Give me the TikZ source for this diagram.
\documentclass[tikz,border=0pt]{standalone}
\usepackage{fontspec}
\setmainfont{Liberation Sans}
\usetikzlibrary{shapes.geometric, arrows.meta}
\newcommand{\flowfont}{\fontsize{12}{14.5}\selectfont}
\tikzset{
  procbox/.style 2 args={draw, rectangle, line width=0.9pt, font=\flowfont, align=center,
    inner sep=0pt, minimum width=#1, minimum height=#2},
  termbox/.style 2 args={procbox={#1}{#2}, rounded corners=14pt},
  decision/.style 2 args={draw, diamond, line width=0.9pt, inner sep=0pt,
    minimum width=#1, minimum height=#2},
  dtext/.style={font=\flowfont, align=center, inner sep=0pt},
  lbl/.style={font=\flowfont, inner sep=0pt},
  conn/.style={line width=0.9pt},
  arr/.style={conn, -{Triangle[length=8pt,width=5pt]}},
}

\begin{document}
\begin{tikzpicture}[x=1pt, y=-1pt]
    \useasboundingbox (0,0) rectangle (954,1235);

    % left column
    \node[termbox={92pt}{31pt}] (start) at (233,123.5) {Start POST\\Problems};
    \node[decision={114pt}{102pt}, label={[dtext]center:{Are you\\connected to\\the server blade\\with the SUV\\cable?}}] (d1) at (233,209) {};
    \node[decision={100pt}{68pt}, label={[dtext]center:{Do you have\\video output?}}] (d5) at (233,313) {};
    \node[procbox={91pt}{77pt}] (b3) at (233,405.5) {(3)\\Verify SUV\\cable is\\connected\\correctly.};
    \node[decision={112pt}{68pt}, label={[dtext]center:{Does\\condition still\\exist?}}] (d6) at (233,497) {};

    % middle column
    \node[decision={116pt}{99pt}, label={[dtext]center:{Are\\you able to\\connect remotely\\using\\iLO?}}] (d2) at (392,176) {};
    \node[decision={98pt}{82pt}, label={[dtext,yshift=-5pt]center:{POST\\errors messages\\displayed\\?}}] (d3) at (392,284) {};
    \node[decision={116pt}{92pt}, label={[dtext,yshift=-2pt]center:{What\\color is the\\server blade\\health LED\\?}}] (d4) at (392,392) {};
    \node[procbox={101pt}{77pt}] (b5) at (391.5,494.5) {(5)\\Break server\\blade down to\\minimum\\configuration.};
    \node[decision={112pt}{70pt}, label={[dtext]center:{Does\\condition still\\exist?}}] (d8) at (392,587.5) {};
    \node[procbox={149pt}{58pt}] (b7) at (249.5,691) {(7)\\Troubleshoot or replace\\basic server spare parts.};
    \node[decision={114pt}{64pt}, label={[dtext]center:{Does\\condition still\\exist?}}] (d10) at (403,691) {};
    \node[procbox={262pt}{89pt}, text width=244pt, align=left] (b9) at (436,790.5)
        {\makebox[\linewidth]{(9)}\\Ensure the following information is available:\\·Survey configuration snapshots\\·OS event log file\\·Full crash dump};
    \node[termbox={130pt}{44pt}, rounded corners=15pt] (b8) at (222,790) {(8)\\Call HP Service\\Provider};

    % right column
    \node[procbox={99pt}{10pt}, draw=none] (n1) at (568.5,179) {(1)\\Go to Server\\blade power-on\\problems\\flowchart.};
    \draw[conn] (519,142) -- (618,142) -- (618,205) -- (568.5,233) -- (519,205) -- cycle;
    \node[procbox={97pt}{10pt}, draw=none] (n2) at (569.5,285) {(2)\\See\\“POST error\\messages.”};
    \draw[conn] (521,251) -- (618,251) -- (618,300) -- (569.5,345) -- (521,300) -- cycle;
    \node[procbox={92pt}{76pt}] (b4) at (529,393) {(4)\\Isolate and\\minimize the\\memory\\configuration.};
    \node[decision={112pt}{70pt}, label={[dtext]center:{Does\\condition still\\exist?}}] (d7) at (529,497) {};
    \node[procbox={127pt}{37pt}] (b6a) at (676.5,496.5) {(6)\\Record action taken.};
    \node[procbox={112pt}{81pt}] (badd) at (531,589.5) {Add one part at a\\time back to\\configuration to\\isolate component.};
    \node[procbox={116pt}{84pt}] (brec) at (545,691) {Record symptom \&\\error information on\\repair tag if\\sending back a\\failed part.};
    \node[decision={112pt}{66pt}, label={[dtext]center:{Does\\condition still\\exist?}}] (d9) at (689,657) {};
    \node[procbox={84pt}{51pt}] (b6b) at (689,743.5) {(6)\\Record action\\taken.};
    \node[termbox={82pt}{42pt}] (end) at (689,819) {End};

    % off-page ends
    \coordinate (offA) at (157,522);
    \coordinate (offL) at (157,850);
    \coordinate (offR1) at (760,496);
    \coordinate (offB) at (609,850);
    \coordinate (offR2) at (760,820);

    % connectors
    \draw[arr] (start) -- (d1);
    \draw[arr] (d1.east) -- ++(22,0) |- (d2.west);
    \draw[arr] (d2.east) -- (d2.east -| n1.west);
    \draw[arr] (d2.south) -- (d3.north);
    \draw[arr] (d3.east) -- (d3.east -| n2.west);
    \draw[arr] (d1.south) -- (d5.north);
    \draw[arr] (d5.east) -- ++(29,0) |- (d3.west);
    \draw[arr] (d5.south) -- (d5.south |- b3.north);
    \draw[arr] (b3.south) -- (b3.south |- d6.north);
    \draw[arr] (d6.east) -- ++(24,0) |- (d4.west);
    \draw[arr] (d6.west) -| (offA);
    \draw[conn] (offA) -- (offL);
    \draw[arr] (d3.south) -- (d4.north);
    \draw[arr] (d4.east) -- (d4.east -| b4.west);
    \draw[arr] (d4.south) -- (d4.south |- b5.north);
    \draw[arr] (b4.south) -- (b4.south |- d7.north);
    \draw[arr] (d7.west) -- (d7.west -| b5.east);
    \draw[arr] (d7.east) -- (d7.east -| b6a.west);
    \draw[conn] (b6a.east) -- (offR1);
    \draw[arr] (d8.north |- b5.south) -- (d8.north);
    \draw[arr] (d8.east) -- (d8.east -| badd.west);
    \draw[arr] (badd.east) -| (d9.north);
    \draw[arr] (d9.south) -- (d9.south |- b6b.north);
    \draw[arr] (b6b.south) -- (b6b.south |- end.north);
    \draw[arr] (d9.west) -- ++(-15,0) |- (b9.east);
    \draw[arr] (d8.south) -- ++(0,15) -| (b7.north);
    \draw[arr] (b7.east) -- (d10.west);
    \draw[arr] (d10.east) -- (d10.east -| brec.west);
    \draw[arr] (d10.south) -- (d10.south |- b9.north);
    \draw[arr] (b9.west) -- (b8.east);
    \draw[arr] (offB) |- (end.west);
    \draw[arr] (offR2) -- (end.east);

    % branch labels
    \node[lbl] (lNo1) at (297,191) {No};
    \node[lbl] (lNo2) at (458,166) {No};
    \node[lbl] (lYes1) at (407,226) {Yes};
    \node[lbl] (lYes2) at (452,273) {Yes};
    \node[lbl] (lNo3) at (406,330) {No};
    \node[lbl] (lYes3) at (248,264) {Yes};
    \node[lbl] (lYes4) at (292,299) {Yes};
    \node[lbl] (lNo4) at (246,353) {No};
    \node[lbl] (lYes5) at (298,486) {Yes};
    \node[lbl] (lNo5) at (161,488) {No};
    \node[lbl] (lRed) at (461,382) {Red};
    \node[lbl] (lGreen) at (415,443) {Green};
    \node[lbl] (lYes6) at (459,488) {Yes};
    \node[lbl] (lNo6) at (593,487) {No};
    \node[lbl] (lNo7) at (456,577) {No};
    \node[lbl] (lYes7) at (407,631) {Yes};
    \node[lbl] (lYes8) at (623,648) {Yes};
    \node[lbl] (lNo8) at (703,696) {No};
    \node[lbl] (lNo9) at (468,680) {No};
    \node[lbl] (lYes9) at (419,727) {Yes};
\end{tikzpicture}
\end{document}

» To do: Each line of the material must be restated exactly.

» Task answer:
Give me the TikZ source for this diagram.
\documentclass[tikz,border=0pt]{standalone}
\usepackage{fontspec}
\setmainfont{Liberation Sans}
\usetikzlibrary{shapes.geometric, arrows.meta}
\newcommand{\flowfont}{\fontsize{12}{14.5}\selectfont}
\tikzset{
  procbox/.style 2 args={draw, rectangle, line width=0.9pt, font=\flowfont, align=center,
    inner sep=0pt, minimum width=#1, minimum height=#2},
  termbox/.style 2 args={procbox={#1}{#2}, rounded corners=14pt},
  decision/.style 2 args={draw, diamond, line width=0.9pt, inner sep=0pt,
    minimum width=#1, minimum height=#2},
  dtext/.style={font=\flowfont, align=center, inner sep=0pt},
  lbl/.style={font=\flowfont, inner sep=0pt},
  conn/.style={line width=0.9pt},
  arr/.style={conn, -{Triangle[length=8pt,width=5pt]}},
}

\begin{document}
\begin{tikzpicture}[x=1pt, y=-1pt]
    \useasboundingbox (0,0) rectangle (954,1235);

    % left column
    \node[termbox={92pt}{31pt}] (start) at (233,123.5) {Start POST\\Problems};
    \node[decision={114pt}{102pt}, label={[dtext]center:{Are you\\connected to\\the server blade\\with the SUV\\cable?}}] (d1) at (233,209) {};
    \node[decision={100pt}{68pt}, label={[dtext]center:{Do you have\\video output?}}] (d5) at (233,313) {};
    \node[procbox={91pt}{77pt}] (b3) at (233,405.5) {(3)\\Verify SUV\\cable is\\connected\\correctly.};
    \node[decision={112pt}{68pt}, label={[dtext]center:{Does\\condition still\\exist?}}] (d6) at (233,497) {};

    % middle column
    \node[decision={116pt}{99pt}, label={[dtext]center:{Are\\you able to\\connect remotely\\using\\iLO?}}] (d2) at (392,176) {};
    \node[decision={98pt}{82pt}, label={[dtext,yshift=-5pt]center:{POST\\errors messages\\displayed\\?}}] (d3) at (392,284) {};
    \node[decision={116pt}{92pt}, label={[dtext,yshift=-2pt]center:{What\\color is the\\server blade\\health LED\\?}}] (d4) at (392,392) {};
    \node[procbox={101pt}{77pt}] (b5) at (391.5,494.5) {(5)\\Break server\\blade down to\\minimum\\configuration.};
    \node[decision={112pt}{70pt}, label={[dtext]center:{Does\\condition still\\exist?}}] (d8) at (392,587.5) {};
    \node[procbox={149pt}{58pt}] (b7) at (249.5,691) {(7)\\Troubleshoot or replace\\basic server spare parts.};
    \node[decision={114pt}{64pt}, label={[dtext]center:{Does\\condition still\\exist?}}] (d10) at (403,691) {};
    \node[procbox={262pt}{89pt}, text width=244pt, align=left] (b9) at (436,790.5)
        {\makebox[\linewidth]{(9)}\\Ensure the following information is available:\\·Survey configuration snapshots\\·OS event log file\\·Full crash dump};
    \node[termbox={130pt}{44pt}, rounded corners=15pt] (b8) at (222,790) {(8)\\Call HP Service\\Provider};

    % right column
    \node[procbox={99pt}{10pt}, draw=none] (n1) at (568.5,179) {(1)\\Go to Server\\blade power-on\\problems\\flowchart.};
    \draw[conn] (519,142) -- (618,142) -- (618,205) -- (568.5,233) -- (519,205) -- cycle;
    \node[procbox={97pt}{10pt}, draw=none] (n2) at (569.5,285) {(2)\\See\\“POST error\\messages.”};
    \draw[conn] (521,251) -- (618,251) -- (618,300) -- (569.5,345) -- (521,300) -- cycle;
    \node[procbox={92pt}{76pt}] (b4) at (529,393) {(4)\\Isolate and\\minimize the\\memory\\configuration.};
    \node[decision={112pt}{70pt}, label={[dtext]center:{Does\\condition still\\exist?}}] (d7) at (529,497) {};
    \node[procbox={127pt}{37pt}] (b6a) at (676.5,496.5) {(6)\\Record action taken.};
    \node[procbox={112pt}{81pt}] (badd) at (531,589.5) {Add one part at a\\time back to\\configuration to\\isolate component.};
    \node[procbox={116pt}{84pt}] (brec) at (545,691) {Record symptom \&\\error information on\\repair tag if\\sending back a\\failed part.};
    \node[decision={112pt}{66pt}, label={[dtext]center:{Does\\condition still\\exist?}}] (d9) at (689,657) {};
    \node[procbox={84pt}{51pt}] (b6b) at (689,743.5) {(6)\\Record action\\taken.};
    \node[termbox={82pt}{42pt}] (end) at (689,819) {End};

    % off-page ends
    \coordinate (offA) at (157,522);
    \coordinate (offL) at (157,850);
    \coordinate (offR1) at (760,496);
    \coordinate (offB) at (609,850);
    \coordinate (offR2) at (760,820);

    % connectors
    \draw[arr] (start) -- (d1);
    \draw[arr] (d1.east) -- ++(22,0) |- (d2.west);
    \draw[arr] (d2.east) -- (d2.east -| n1.west);
    \draw[arr] (d2.south) -- (d3.north);
    \draw[arr] (d3.east) -- (d3.east -| n2.west);
    \draw[arr] (d1.south) -- (d5.north);
    \draw[arr] (d5.east) -- ++(29,0) |- (d3.west);
    \draw[arr] (d5.south) -- (d5.south |- b3.north);
    \draw[arr] (b3.south) -- (b3.south |- d6.north);
    \draw[arr] (d6.east) -- ++(24,0) |- (d4.west);
    \draw[arr] (d6.west) -| (offA);
    \draw[conn] (offA) -- (offL);
    \draw[arr] (d3.south) -- (d4.north);
    \draw[arr] (d4.east) -- (d4.east -| b4.west);
    \draw[arr] (d4.south) -- (d4.south |- b5.north);
    \draw[arr] (b4.south) -- (b4.south |- d7.north);
    \draw[arr] (d7.west) -- (d7.west -| b5.east);
    \draw[arr] (d7.east) -- (d7.east -| b6a.west);
    \draw[conn] (b6a.east) -- (offR1);
    \draw[arr] (d8.north |- b5.south) -- (d8.north);
    \draw[arr] (d8.east) -- (d8.east -| badd.west);
    \draw[arr] (badd.east) -| (d9.north);
    \draw[arr] (d9.south) -- (d9.south |- b6b.north);
    \draw[arr] (b6b.south) -- (b6b.south |- end.north);
    \draw[arr] (d9.west) -- ++(-15,0) |- (b9.east);
    \draw[arr] (d8.south) -- ++(0,15) -| (b7.north);
    \draw[arr] (b7.east) -- (d10.west);
    \draw[arr] (d10.east) -- (d10.east -| brec.west);
    \draw[arr] (d10.south) -- (d10.south |- b9.north);
    \draw[arr] (b9.west) -- (b8.east);
    \draw[arr] (offB) |- (end.west);
    \draw[arr] (offR2) -- (end.east);

    % branch labels
    \node[lbl] (lNo1) at (297,191) {No};
    \node[lbl] (lNo2) at (458,166) {No};
    \node[lbl] (lYes1) at (407,226) {Yes};
    \node[lbl] (lYes2) at (452,273) {Yes};
    \node[lbl] (lNo3) at (406,330) {No};
    \node[lbl] (lYes3) at (248,264) {Yes};
    \node[lbl] (lYes4) at (292,299) {Yes};
    \node[lbl] (lNo4) at (246,353) {No};
    \node[lbl] (lYes5) at (298,486) {Yes};
    \node[lbl] (lNo5) at (161,488) {No};
    \node[lbl] (lRed) at (461,382) {Red};
    \node[lbl] (lGreen) at (415,443) {Green};
    \node[lbl] (lYes6) at (459,488) {Yes};
    \node[lbl] (lNo6) at (593,487) {No};
    \node[lbl] (lNo7) at (456,577) {No};
    \node[lbl] (lYes7) at (407,631) {Yes};
    \node[lbl] (lYes8) at (623,648) {Yes};
    \node[lbl] (lNo8) at (703,696) {No};
    \node[lbl] (lNo9) at (468,680) {No};
    \node[lbl] (lYes9) at (419,727) {Yes};
\end{tikzpicture}
\end{document}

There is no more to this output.